Saved entries
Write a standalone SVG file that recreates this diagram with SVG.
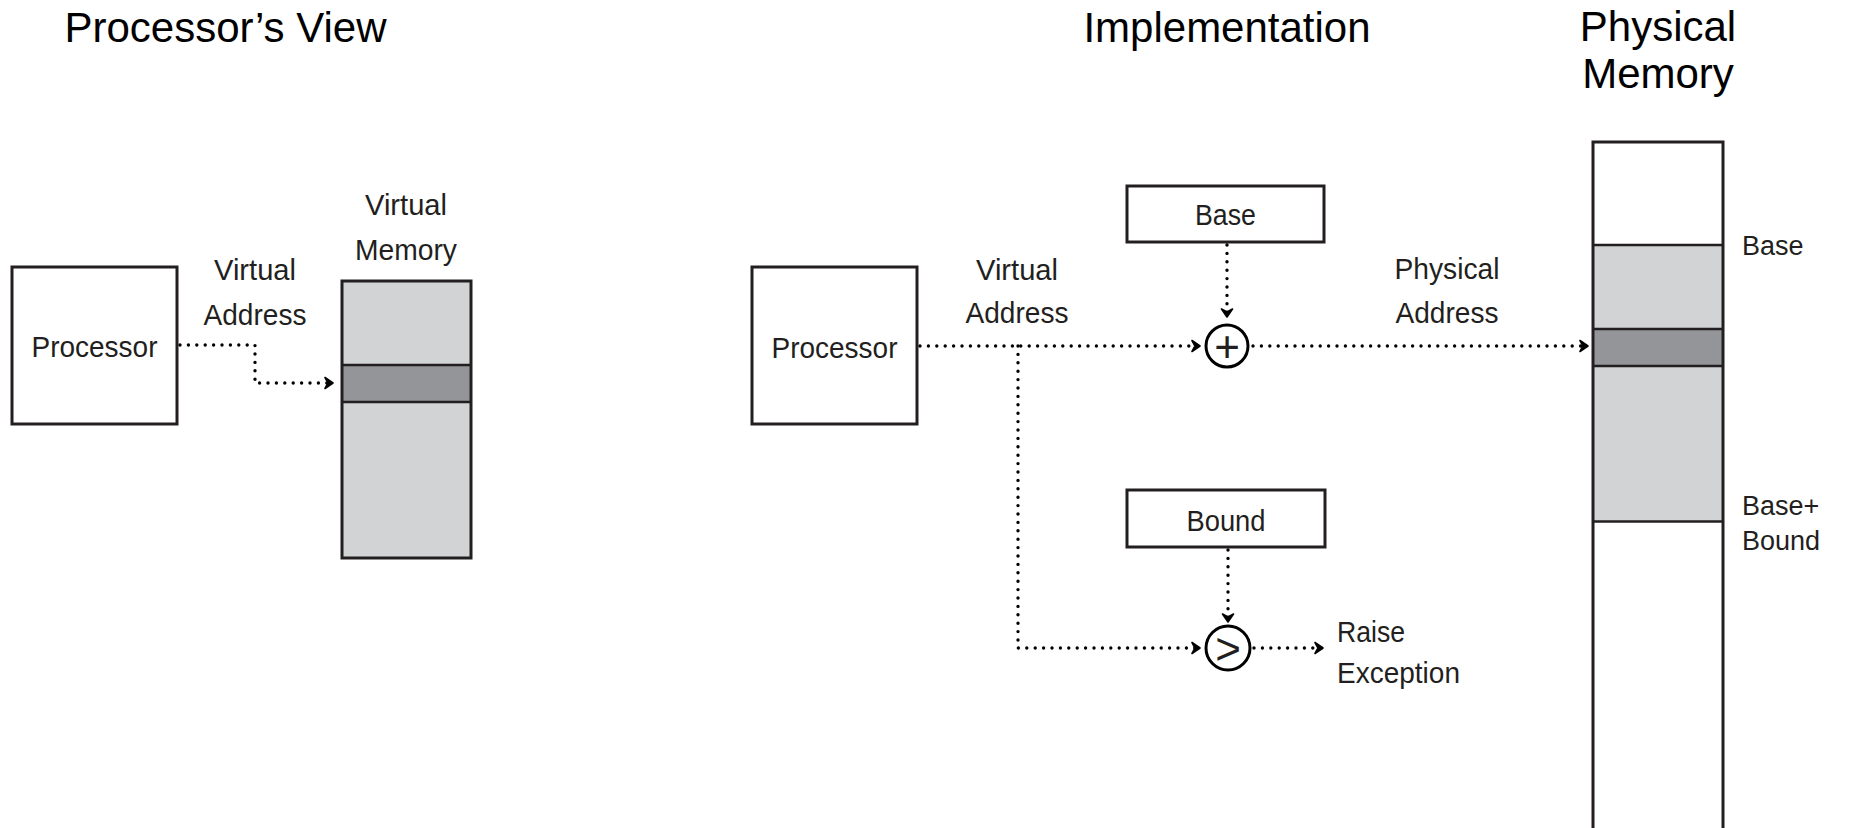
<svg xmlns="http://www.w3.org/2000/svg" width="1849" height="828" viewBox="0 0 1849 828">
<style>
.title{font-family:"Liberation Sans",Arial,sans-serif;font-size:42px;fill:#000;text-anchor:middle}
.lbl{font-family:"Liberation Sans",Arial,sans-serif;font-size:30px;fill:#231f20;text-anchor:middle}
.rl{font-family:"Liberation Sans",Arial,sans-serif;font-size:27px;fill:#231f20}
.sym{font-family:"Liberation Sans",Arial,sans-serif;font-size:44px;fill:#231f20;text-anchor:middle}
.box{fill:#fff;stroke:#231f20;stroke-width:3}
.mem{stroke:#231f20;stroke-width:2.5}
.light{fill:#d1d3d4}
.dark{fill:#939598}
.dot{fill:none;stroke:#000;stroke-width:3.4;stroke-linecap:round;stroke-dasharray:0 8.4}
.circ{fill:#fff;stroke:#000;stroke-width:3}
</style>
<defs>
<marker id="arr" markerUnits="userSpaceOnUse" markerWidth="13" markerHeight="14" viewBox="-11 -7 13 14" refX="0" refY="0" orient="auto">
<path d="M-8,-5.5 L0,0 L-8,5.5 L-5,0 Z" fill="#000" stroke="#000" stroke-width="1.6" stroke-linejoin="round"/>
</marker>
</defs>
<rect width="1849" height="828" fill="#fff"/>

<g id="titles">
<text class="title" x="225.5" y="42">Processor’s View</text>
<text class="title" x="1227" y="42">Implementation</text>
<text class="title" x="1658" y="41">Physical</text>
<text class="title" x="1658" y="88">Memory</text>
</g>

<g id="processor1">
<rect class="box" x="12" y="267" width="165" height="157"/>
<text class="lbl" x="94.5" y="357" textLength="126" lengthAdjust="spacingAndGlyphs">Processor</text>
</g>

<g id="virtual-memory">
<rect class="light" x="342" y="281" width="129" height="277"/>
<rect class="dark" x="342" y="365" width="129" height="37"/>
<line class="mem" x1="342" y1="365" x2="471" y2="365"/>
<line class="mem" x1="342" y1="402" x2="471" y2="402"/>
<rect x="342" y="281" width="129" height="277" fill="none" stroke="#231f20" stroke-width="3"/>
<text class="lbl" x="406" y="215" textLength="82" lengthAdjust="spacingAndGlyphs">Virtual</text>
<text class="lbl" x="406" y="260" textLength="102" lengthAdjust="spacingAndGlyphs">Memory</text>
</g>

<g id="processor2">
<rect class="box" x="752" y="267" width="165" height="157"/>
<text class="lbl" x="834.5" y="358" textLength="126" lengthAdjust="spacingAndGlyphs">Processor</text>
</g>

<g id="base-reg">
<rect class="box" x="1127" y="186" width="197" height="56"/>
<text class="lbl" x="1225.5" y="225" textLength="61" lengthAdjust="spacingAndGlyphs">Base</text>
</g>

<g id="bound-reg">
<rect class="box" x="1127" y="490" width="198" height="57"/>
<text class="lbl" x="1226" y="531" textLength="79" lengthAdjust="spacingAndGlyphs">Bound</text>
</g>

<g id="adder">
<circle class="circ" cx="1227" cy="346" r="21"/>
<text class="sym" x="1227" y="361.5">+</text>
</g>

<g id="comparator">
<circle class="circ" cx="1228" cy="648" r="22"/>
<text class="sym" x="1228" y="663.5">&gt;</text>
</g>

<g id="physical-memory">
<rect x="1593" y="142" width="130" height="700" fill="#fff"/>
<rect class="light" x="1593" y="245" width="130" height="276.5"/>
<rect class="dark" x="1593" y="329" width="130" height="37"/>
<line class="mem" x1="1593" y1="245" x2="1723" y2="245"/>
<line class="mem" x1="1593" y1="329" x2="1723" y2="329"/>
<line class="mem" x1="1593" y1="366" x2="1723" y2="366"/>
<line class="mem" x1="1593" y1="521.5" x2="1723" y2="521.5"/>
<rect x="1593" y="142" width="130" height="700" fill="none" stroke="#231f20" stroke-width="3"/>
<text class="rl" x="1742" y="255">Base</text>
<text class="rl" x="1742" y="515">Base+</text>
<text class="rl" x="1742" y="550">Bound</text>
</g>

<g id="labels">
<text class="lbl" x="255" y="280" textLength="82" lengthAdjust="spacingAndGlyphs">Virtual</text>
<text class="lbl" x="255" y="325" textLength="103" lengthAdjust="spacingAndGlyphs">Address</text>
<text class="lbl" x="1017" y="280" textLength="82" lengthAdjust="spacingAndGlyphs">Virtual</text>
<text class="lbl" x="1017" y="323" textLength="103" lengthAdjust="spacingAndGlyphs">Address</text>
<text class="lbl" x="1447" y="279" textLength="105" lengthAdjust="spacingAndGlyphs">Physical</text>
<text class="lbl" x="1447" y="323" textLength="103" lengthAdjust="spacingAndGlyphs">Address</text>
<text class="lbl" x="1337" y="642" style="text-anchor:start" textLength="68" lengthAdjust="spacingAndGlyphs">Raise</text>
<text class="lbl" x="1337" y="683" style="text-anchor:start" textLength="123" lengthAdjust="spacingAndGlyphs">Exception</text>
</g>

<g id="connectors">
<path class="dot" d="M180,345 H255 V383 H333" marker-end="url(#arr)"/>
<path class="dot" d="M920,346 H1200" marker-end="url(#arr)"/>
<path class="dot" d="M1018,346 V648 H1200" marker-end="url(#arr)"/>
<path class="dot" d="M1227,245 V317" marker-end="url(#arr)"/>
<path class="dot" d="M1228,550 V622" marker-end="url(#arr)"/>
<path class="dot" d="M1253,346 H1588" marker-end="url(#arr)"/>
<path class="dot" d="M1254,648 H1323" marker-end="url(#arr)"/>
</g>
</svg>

==

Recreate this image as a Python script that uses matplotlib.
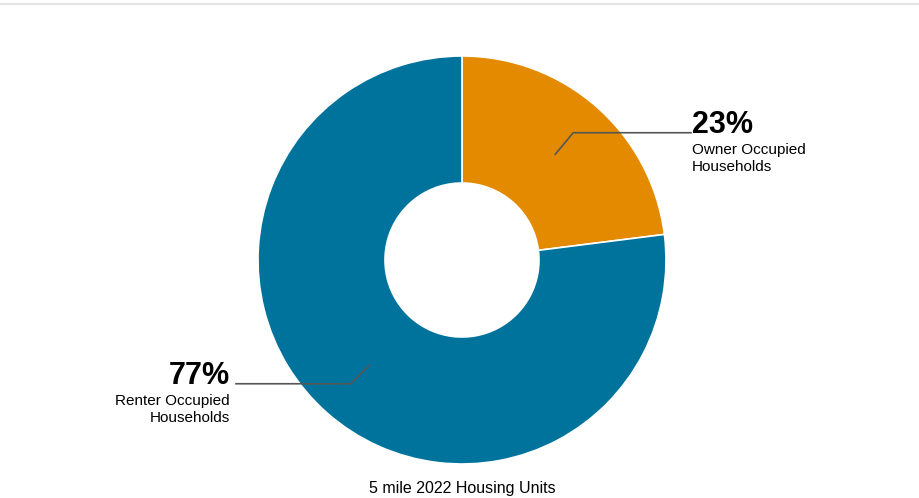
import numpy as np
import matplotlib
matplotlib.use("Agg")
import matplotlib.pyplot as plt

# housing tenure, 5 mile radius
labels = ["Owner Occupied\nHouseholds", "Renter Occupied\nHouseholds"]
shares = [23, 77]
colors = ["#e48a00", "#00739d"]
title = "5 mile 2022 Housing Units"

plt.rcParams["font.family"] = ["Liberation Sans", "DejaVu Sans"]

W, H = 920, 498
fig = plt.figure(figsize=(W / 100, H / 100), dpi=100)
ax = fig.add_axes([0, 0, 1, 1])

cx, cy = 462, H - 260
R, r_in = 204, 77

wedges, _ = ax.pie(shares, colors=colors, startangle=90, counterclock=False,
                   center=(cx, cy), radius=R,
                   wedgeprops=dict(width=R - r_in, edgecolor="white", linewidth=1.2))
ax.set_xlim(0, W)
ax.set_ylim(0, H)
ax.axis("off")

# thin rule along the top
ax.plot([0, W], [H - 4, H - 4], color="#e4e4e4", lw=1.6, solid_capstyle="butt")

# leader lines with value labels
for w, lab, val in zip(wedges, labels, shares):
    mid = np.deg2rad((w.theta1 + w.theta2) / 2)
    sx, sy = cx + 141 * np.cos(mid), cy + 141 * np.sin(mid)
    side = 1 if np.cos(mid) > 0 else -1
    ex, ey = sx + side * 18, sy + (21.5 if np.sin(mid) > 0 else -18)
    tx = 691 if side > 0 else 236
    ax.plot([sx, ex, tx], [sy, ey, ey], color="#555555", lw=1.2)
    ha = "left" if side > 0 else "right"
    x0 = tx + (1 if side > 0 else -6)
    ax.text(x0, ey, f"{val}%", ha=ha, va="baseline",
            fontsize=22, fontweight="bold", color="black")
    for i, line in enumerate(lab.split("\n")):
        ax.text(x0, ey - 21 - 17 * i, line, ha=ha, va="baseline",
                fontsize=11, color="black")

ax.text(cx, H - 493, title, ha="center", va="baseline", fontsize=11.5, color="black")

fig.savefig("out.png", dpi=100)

→ Directive
Without the pictures, write out exactly the lines from the one that has "Recreate this image" down to the one that has "ax.plot([0, W], [H", both included.

→ Full solution
Recreate this image as a Python script that uses matplotlib.
import numpy as np
import matplotlib
matplotlib.use("Agg")
import matplotlib.pyplot as plt

# housing tenure, 5 mile radius
labels = ["Owner Occupied\nHouseholds", "Renter Occupied\nHouseholds"]
shares = [23, 77]
colors = ["#e48a00", "#00739d"]
title = "5 mile 2022 Housing Units"

plt.rcParams["font.family"] = ["Liberation Sans", "DejaVu Sans"]

W, H = 920, 498
fig = plt.figure(figsize=(W / 100, H / 100), dpi=100)
ax = fig.add_axes([0, 0, 1, 1])

cx, cy = 462, H - 260
R, r_in = 204, 77

wedges, _ = ax.pie(shares, colors=colors, startangle=90, counterclock=False,
                   center=(cx, cy), radius=R,
                   wedgeprops=dict(width=R - r_in, edgecolor="white", linewidth=1.2))
ax.set_xlim(0, W)
ax.set_ylim(0, H)
ax.axis("off")

# thin rule along the top
ax.plot([0, W], [H - 4, H - 4], color="#e4e4e4", lw=1.6, solid_capstyle="butt")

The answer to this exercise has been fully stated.